Records with drawing code:
============
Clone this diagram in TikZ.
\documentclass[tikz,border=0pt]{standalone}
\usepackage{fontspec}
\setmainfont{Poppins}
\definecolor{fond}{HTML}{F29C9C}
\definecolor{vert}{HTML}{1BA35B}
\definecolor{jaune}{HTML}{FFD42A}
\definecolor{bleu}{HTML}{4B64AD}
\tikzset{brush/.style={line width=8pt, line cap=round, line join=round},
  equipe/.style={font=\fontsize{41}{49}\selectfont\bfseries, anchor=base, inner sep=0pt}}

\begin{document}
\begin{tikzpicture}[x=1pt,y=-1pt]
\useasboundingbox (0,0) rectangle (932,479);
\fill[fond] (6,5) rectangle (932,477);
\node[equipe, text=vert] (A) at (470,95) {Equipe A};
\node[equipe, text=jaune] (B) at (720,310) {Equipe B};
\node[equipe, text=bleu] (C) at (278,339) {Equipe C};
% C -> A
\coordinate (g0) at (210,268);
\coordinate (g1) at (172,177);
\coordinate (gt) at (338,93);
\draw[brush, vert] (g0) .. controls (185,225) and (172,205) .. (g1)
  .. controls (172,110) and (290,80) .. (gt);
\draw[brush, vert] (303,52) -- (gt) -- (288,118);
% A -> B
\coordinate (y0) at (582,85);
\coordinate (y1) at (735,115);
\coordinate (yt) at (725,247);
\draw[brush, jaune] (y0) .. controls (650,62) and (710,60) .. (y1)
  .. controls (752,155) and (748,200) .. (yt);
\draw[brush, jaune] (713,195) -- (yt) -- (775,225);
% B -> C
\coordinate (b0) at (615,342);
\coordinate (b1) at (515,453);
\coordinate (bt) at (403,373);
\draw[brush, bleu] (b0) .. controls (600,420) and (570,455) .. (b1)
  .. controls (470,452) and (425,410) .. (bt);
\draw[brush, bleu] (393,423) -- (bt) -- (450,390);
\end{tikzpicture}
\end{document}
============
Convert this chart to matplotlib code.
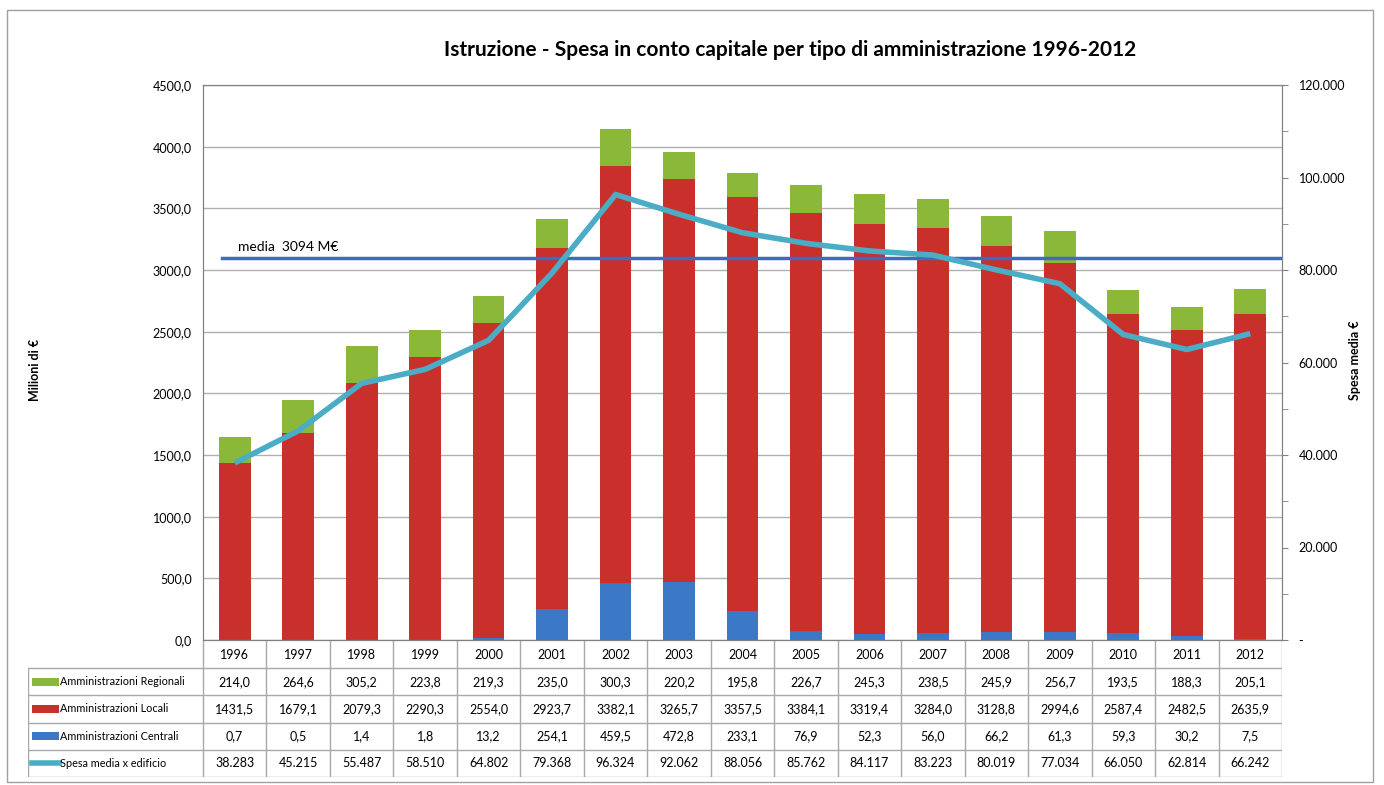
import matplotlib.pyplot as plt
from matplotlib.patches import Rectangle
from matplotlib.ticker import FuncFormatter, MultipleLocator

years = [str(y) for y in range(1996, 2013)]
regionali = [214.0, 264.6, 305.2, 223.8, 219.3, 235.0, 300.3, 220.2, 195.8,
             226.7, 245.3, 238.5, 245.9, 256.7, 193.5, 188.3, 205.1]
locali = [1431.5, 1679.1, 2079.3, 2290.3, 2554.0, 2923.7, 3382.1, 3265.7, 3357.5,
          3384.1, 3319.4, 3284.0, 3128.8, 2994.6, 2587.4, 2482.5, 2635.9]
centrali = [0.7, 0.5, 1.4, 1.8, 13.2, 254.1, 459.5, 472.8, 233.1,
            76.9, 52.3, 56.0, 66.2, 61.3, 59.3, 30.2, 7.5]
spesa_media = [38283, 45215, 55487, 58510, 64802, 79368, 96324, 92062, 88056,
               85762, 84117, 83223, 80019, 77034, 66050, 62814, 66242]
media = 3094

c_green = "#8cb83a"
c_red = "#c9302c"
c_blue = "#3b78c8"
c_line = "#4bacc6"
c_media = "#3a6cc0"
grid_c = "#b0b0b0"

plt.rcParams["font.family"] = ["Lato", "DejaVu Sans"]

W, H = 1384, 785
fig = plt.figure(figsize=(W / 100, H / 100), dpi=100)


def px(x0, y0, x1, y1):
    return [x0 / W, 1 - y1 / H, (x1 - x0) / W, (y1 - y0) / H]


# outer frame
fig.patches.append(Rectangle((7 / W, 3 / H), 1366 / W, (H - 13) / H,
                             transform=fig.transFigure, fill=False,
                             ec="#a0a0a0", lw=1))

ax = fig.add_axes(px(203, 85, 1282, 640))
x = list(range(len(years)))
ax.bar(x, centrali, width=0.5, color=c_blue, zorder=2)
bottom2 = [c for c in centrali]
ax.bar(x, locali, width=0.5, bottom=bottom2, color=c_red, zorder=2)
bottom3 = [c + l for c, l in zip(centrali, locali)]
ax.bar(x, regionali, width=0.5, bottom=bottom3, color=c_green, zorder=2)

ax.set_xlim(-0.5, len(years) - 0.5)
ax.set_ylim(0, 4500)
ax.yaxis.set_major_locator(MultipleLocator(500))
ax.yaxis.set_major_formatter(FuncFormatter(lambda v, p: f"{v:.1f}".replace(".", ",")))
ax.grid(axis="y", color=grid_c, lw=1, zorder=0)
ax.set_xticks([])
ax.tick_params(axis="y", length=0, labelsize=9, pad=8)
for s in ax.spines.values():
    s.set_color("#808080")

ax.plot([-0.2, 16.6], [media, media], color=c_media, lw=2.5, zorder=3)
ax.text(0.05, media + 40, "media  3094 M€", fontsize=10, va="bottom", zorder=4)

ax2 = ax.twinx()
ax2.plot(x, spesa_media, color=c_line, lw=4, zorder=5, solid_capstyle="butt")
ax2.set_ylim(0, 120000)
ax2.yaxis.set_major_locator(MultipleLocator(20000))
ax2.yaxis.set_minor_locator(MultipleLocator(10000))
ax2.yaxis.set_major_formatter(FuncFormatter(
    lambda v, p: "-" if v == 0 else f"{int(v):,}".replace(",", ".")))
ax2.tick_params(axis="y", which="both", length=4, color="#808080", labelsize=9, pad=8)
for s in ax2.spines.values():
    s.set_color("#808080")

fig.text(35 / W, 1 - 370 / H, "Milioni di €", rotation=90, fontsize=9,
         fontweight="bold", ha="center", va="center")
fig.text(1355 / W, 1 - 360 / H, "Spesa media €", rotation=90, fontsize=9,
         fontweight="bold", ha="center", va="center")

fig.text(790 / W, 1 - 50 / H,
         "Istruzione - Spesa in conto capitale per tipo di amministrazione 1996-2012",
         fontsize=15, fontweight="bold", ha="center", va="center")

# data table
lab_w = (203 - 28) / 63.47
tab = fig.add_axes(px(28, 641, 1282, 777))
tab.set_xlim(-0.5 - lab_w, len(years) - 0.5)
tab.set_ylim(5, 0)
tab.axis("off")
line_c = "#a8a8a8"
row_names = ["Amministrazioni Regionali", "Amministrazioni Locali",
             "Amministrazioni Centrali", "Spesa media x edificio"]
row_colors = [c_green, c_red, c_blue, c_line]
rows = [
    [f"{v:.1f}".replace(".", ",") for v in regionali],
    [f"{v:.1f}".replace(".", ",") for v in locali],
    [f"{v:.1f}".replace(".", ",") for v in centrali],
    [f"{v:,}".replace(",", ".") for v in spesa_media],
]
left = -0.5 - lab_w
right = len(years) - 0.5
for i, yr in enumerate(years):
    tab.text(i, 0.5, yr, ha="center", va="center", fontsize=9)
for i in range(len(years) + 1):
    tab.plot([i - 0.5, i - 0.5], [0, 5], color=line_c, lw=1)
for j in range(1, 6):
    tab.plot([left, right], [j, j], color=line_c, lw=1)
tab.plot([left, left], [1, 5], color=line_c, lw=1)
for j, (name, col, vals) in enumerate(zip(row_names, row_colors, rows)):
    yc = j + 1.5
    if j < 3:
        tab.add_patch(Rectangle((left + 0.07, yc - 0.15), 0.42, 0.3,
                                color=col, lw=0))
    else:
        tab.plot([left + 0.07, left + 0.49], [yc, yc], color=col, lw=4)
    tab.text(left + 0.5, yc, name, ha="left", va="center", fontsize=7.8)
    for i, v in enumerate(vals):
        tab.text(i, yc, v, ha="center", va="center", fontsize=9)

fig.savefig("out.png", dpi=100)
============
Exclude any pictures, and restate word for word the lines from the one containing "Convert this chart to matplotlib code." through the one containing "from matplotlib.ticker import", both included.

Convert this chart to matplotlib code.
import matplotlib.pyplot as plt
from matplotlib.patches import Rectangle
from matplotlib.ticker import FuncFormatter, MultipleLocator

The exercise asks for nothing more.